The EHRC commissioned the research to explore how well the current system works for people who want to challenge decisions about the social care they receive in Scotland.

In depth interviews with eighteen social care users, carers, personal assistants and advocates revealed broadly negative experiences of a system that does not always provide an effective way to challenge decisions about their care.

Current processes are found to add to the mental, physical and intellectual burden of those receiving social care, and some users also fear negative consequences if they challenge a decision or make a complaint.

The research identifies potential improvements to the current process of challenging decisions. However, learning from this work will also help inform the EHRC’s approach to ensuring equality is embedded in the development of Scotland’s new National Care Service (NCS) and the NCS Charter, which will set out the rights of service users and responsibilities of service providers.

The research found that:

  • none of the local authorities that participated made accessible information on the right to challenge a social care decision available publicly
  • Almost all required those receiving social care, their family members or someone advocating for them, to request that information
  • Once someone enters the complaints process, the majority of local authorities surveyed either signpost service users to independent advocacy or commission advocacy support on their behalf
  • Those social care users with experience of working with an advocate reported benefiting from their knowledge of the process, emotional detachment and energy to persist in making a complaint.

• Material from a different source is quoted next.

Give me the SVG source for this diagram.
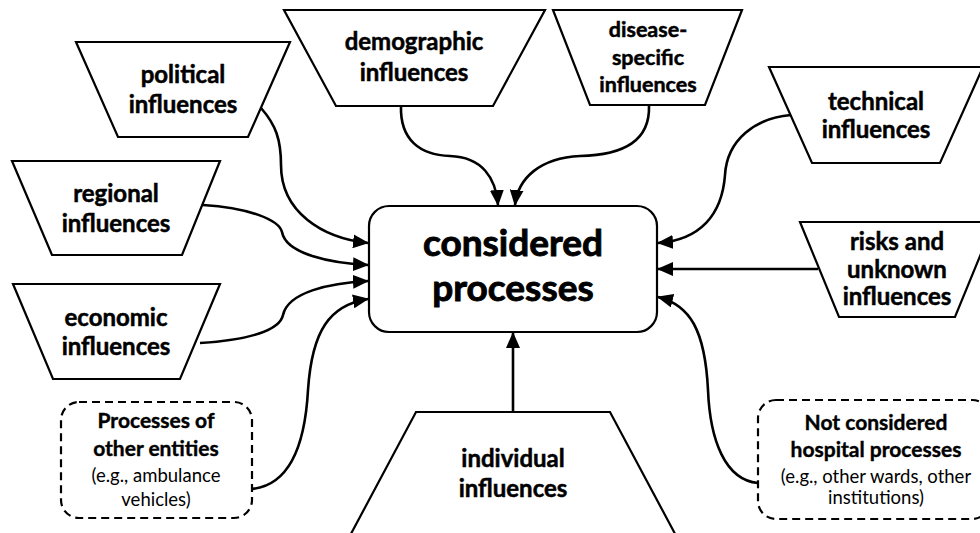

The research also demonstrates failings in relation to the gathering of equality data and its use to improve social care provision.

Few of the local authorities that responded knew whether they collected data from complainants on characteristics protected under the Equality Act 2010. Such data is critical to ensuring local authorities provide their services equally, do not discriminate and comply with their obligations under the Public Sector Equality Duty.

The EHRC will continue to work with partners to ensure the right to independent living is recognised in the systems that support older and disabled people, and respected in practice by all social care services in Scotland.